The Christian Law Travelling Alongside
The bill Muslims will see is only half of what the Cabinet sent. The same Cabinet meeting approved a separate draft family law for Egyptian Christians, a unified written code governing Christian personal status that one legal analysis describes as the first unified written code for Christian communities in modern Egyptian history. The Christian bill was drafted with the participation of representatives of Egypt’s major Christian denominations before being approved by the cabinet and referred to lawmakers, and the Grand Holy Synod of the Coptic Orthodox Church has already submitted its formal observations.
The Christian bill deviates from the inheritance rules that have governed Christian families in Egypt for generations. Under the default application of Islamic inheritance shares, men historically received double portions, but the proposed Christian code introduces equal inheritance rights for Christian men and women, and Article 3 of the constitution states that the principles of the laws of Egyptian Christians and Jews are the main source of legislation governing their personal status affairs, with the churches unable to enact legislation but their doctrinal principles carrying special constitutional significance, and the parliament is still in committee on both bills, with neither having reached a final vote.
What Each Side Says It Will Lose
The legislative language is technical, but the redistribution is plain. Each of the law’s most contested provisions moves something from one party to another, and each move is being framed by its opponents as a loss. Fathers’ groups say the new custody hierarchy, the overnight hosting rights and the automatic reordering of who gets the child if the mother remarries are long overdue. Women’s groups say the new annulment clause, the wealth-division proposals and the polygamy restrictions tilt too far the other way.
Rural and urban families face different consequences. Human rights activist Mohamed Abdel Aziz points to provisions granting a divorced mother custody-based rights to remain in the marital home, arguing that the rule is poorly suited to rural Egypt, where men often live in flats within extended family homes, where a divorced woman could remain in close proximity to her former husband and his relatives, potentially creating tension and opportunities for retaliation. Ahmed Hani, 30, said he believes that provisions preventing a person who withdraws from an engagement from reclaiming gifts, and classifying the gold jewellery traditionally given as part of an engagement as a gift to the bride, will discourage young men from getting married and contribute to rising rates of delayed marriage in the country.
Both sides agree on one thing: the law’s enforcement will determine whether it works. The legal analysis notes that the success of the new draft hinges not on its text but on its enforceability, and that Egypt’s executive and judicial bodies must be equipped to rigorously police compliance, from overnight stays to alimony payments to divorce registration, and the government has indicated that it remains open to parliamentary modifications, with the joint committee set to debate the package over the summer.

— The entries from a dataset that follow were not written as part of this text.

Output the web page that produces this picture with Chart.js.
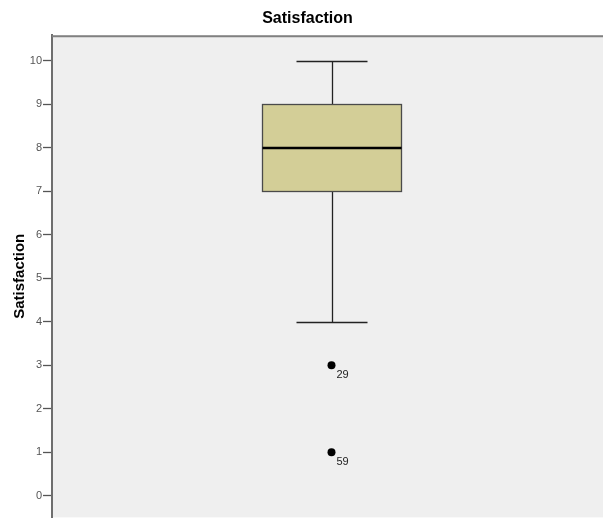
<!DOCTYPE html>
<html>
<head>
<meta charset="utf-8">
<script src="https://cdn.jsdelivr.net/npm/chart.js@4"></script>
<style>
  html, body { margin: 0; padding: 0; background: #fff; overflow: hidden; }
  #wrap { width: 603px; height: 523px; overflow: hidden; }
</style>
</head>
<body>
<div id="wrap"><canvas id="chart" width="615" height="525"></canvas></div>
<script>
// box statistics: min whisker, Q1, median, Q3, max whisker
const boxStats = [4, 7, 8, 9, 10];
const outlierValues = [3, 1];
const outlierLabels = ['29', '59'];
const yTicks = [0, 1, 2, 3, 4, 5, 6, 7, 8, 9, 10];

const FONT = "'Liberation Sans', Arial, sans-serif";
const BOX_X = 0.5;
const BOX_HALF = 0.125;
const CAP_HALF = 0.063;

const boxPlugin = {
  id: 'boxplot',
  beforeDraw(chart) {
    const { ctx, chartArea: a } = chart;
    ctx.save();
    ctx.fillStyle = '#efefef';
    ctx.fillRect(a.left, a.top, a.right - a.left, a.bottom - a.top);
    ctx.restore();
  },
  beforeDatasetsDraw(chart) {
    const { ctx } = chart;
    const x = chart.scales.x, y = chart.scales.y;
    const [mn, q1, med, q3, mx] = boxStats;
    const cx = Math.round(x.getPixelForValue(BOX_X)) + 0.5;
    const bl = Math.round(x.getPixelForValue(BOX_X - BOX_HALF)) + 0.5;
    const br = Math.round(x.getPixelForValue(BOX_X + BOX_HALF)) + 0.5;
    const cl = Math.round(x.getPixelForValue(BOX_X - CAP_HALF)) + 0.5;
    const cr = Math.round(x.getPixelForValue(BOX_X + CAP_HALF)) + 0.5;
    const py = v => Math.round(y.getPixelForValue(v)) + 0.5;

    ctx.save();
    ctx.strokeStyle = '#222';
    ctx.lineWidth = 1.3;
    // whiskers
    ctx.beginPath();
    ctx.moveTo(cx, py(mn)); ctx.lineTo(cx, py(q1));
    ctx.moveTo(cx, py(q3)); ctx.lineTo(cx, py(mx));
    ctx.moveTo(cl, py(mn)); ctx.lineTo(cr, py(mn));
    ctx.moveTo(cl, py(mx)); ctx.lineTo(cr, py(mx));
    ctx.stroke();
    // box
    ctx.fillStyle = '#d3ce97';
    ctx.fillRect(bl, py(q3), br - bl, py(q1) - py(q3));
    ctx.strokeStyle = '#4a4a4a';
    ctx.strokeRect(bl, py(q3), br - bl, py(q1) - py(q3));
    // median
    ctx.strokeStyle = '#000';
    ctx.lineWidth = 2.6;
    ctx.beginPath();
    ctx.moveTo(bl, Math.round(y.getPixelForValue(med)));
    ctx.lineTo(br, Math.round(y.getPixelForValue(med)));
    ctx.stroke();
    ctx.restore();
  },
  afterDatasetsDraw(chart) {
    const { ctx } = chart;
    const meta = chart.getDatasetMeta(0);
    ctx.save();
    ctx.fillStyle = '#222';
    ctx.font = '11px ' + FONT;
    ctx.textAlign = 'left';
    ctx.textBaseline = 'top';
    meta.data.forEach((pt, i) => {
      ctx.fillText(outlierLabels[i], pt.x + 5, pt.y + 4);
    });
    ctx.restore();
  },
  afterDraw(chart) {
    const { ctx, chartArea: a } = chart;
    ctx.save();
    ctx.strokeStyle = '#808080';
    ctx.lineWidth = 2;
    ctx.beginPath();
    ctx.moveTo(a.left, a.top + 1);
    ctx.lineTo(a.right, a.top + 1);
    ctx.stroke();
    ctx.restore();
  }
};

new Chart(document.getElementById('chart'), {
  type: 'scatter',
  data: {
    datasets: [{
      label: 'Outliers',
      data: outlierValues.map(v => ({ x: BOX_X, y: v })),
      pointRadius: 4,
      pointHoverRadius: 4,
      pointBackgroundColor: '#000',
      pointBorderColor: '#000',
      pointBorderWidth: 0
    }]
  },
  options: {
    responsive: false,
    animation: false,
    events: [],
    layout: { padding: 0 },
    plugins: {
      legend: { display: false },
      tooltip: { enabled: false },
      title: {
        display: true,
        text: 'Satisfaction',
        color: '#000',
        font: { family: FONT, size: 16, weight: 'bold' },
        padding: { top: 9, bottom: 7 }
      }
    },
    scales: {
      x: { type: 'linear', min: 0, max: 1, display: false },
      y: {
        min: -0.5,
        max: 10.59,
        afterBuildTicks(scale) {
          scale.ticks = yTicks.map(v => ({ value: v }));
        },
        afterFit(scale) { scale.width = 52; },
        grid: { drawOnChartArea: false, drawTicks: true, tickLength: 9, color: '#555', tickWidth: 1.3 },
        border: { display: true, color: '#6e6e6e', width: 2 },
        ticks: { color: '#555', font: { family: FONT, size: 11 }, padding: 1 },
        title: {
          display: true,
          text: 'Satisfaction',
          color: '#000',
          font: { family: FONT, size: 15, weight: 'bold' },
          padding: { top: 11, bottom: 4 }
        }
      }
    }
  },
  plugins: [boxPlugin]
});
</script>
</body>
</html>
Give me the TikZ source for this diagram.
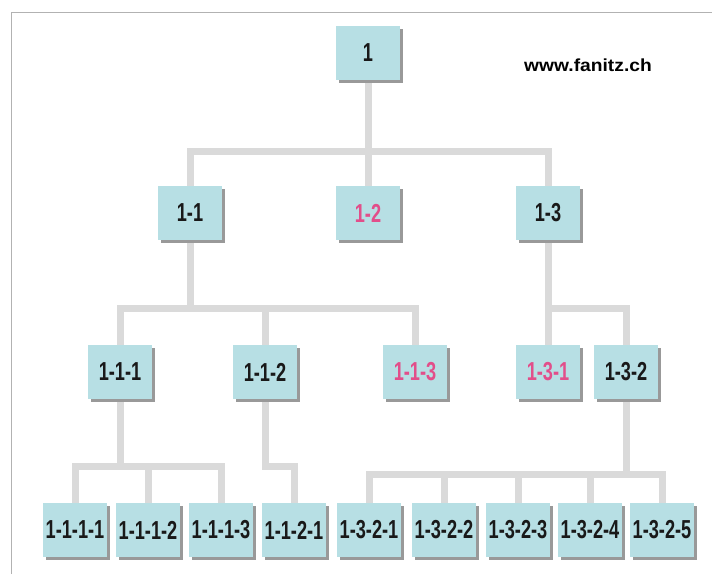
\documentclass[tikz,border=0pt]{standalone}
\usepackage{fontspec}
\setmainfont{Liberation Sans}
\newfontfamily\boxfont[FakeStretch=0.7]{Liberation Sans}
\newfontfamily\webfont[FakeStretch=1.1]{Liberation Sans}
\usetikzlibrary{shadows, backgrounds}
\definecolor{boxblue}{RGB}{183,223,228}
\definecolor{linkgray}{RGB}{218,218,218}
\definecolor{openpink}{RGB}{226,78,138}
\tikzset{%
	unit/.style = { fill=boxblue, minimum width=64pt, minimum height=54pt, inner sep=0pt,
		font=\boxfont\bfseries\fontsize{26}{26}\selectfont, text=black!90,
		drop shadow={shadow xshift=3pt, shadow yshift=-3pt, fill=black!40, opacity=1} },
	open/.style = { unit, text=openpink },
	link/.style = { draw=linkgray, line width=7pt },
	frame/.style = { draw=black!30, line width=1pt }
}

\begin{document}
\begin{tikzpicture}[x=1pt, y=-1pt]
	\useasboundingbox (0,0) rectangle (712,574);
	% 边框
	\draw[frame] (11,574) -- (11,12) -- (712,12);
	\node (site) at (588,65) {\webfont\bfseries\fontsize{17.5}{17.5}\selectfont www.fanitz.ch};
	% 第一层
	\node[unit] (n1) at (368,53) {1};
	% 第二层
	\node[unit] (n11) at (190,213) {1-1};
	\node[open] (n12) at (368,213) {1-2};
	\node[unit] (n13) at (548,213) {1-3};
	% 第三层
	\node[unit] (n111) at (120,372) {1-1-1};
	\node[unit] (n112) at (265,372) {1-1-2};
	\node[open] (n113) at (415,372) {1-1-3};
	\node[open] (n131) at (548,372) {1-3-1};
	\node[unit] (n132) at (626,372) {1-3-2};
	% 第四层
	\node[unit] (n1111) at (75,530) {1-1-1-1};
	\node[unit] (n1112) at (148,530) {1-1-1-2};
	\node[unit] (n1113) at (221,530) {1-1-1-3};
	\node[unit] (n1121) at (294,530) {1-1-2-1};
	\node[unit] (n1321) at (369,530) {1-3-2-1};
	\node[unit] (n1322) at (444,530) {1-3-2-2};
	\node[unit] (n1323) at (518,530) {1-3-2-3};
	\node[unit] (n1324) at (590,530) {1-3-2-4};
	\node[unit] (n1325) at (662,530) {1-3-2-5};
	% 连线
	\coordinate (bus0) at (0,151);
	\coordinate (bus1) at (0,308);
	\coordinate (bus2) at (0,466);
	\coordinate (bus3) at (0,474);
	\begin{scope}[on background layer]
		\draw[link] (n11.north) |- (n1 |- bus0) -| (n13.north);
		\draw[link] (n1.south) -- (n12.north);
		\draw[link] (n111.north) |- (n11 |- bus1) -| (n113.north);
		\draw[link] (n11.south) -- (n11 |- bus1);
		\draw[link] (n112.north) -- (n112 |- bus1);
		\draw[link] (n13.south) -- (n131.north);
		\draw[link] (n13 |- bus1) -| (n132.north);
		\draw[link] (n1111.north) |- (n111 |- bus2) -| (n1113.north);
		\draw[link] (n111.south) -- (n111 |- bus2);
		\draw[link] (n1112.north) -- (n1112 |- bus2);
		\draw[link] (n112.south) |- (n1121 |- bus2) -- (n1121.north);
		\draw[link] (n1321.north) |- (n132 |- bus3) -| (n1325.north);
		\draw[link] (n132.south) -- (n132 |- bus3);
		\draw[link] (n1322.north) -- (n1322 |- bus3);
		\draw[link] (n1323.north) -- (n1323 |- bus3);
		\draw[link] (n1324.north) -- (n1324 |- bus3);
	\end{scope}
\end{tikzpicture}
\end{document}
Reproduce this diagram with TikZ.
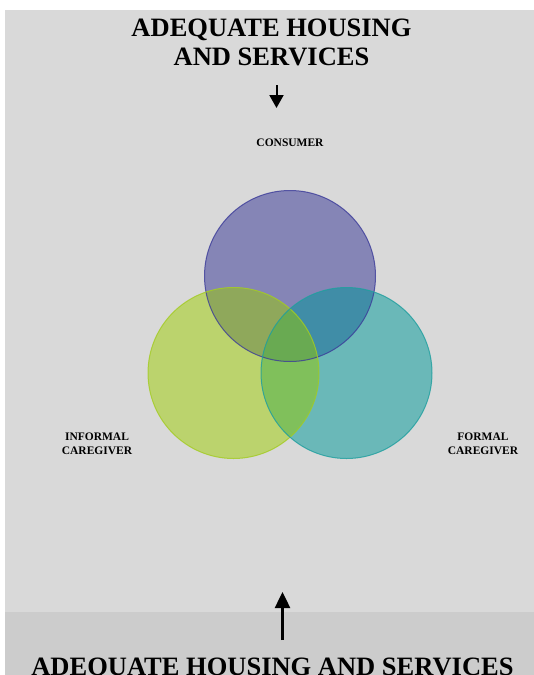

| Provision | Current Law | Draft Proposal |
|---|---|---|
| Visitation | Three hours a week near the custodial parent’s home | Overnight hosting of one or two days, plus electronic visitation where physical visits are not possible |
| Custody hierarchy after mother | Maternal grandmother and other maternal relatives | Father moves directly after the mother |
| Divorce registration | Verbal divorce may produce legal effects before documentation | Divorce must be registered within 15 days before legal and financial consequences apply |
| Polygamy | No specific consent requirement from the first wife | Husband must obtain written consent from the first wife |
| Annulment for deception | Limited judicial procedures under specified circumstances | Wife may seek annulment within six months if the husband concealed or misrepresented the basis of the marriage |
Frequently Asked Questions
What is Egypt’s new Family Law?
The Family Law is a 355-article draft that consolidates five personal-status statutes dating back to 1920 into a single code, covering marriage, divorce, custody, alimony, polygamy and inheritance. The Cabinet approved the Muslim bill and a separate Christian personal-status bill on May 25, 2026. Both bills have been referred to the House of Representatives and sit in a joint parliamentary committee.
When will Egypt’s Family Law take effect?
The bills are in committee in the House of Representatives and subject to amendment before any final vote, Ahram Online’s factbox reports. The government has said it is open to parliamentary modifications, and lawmakers are set to debate the package over the summer, with no implementation date set.
How does the draft change custody for fathers?
The draft introduces overnight hosting rights of one or two days. It replaces the current three-hour weekly visit with the new arrangement and moves the father to the second position in the custody hierarchy, directly after the mother. The mother remains the primary custodian under the draft.
Why is Al-Azhar opposed to the Family Law?
Al-Azhar says the government drafted the bill without consulting it, and submitted its own proposal in April 2019. The institution insists that any amendments to personal-status legislation must be referred to it for review and approval, a position that puts it on a collision course with the executive.
Does the new law apply to Egyptian Christians?
No, not directly. The Cabinet approved a separate Christian personal-status bill on the same day, the first unified written code for Christian communities in modern Egyptian history, according to the legal analysis. The Christian bill, drafted with input from Egypt’s major Christian denominations, introduces equal inheritance rights for Christian men and women and is moving through parliament alongside the Muslim bill.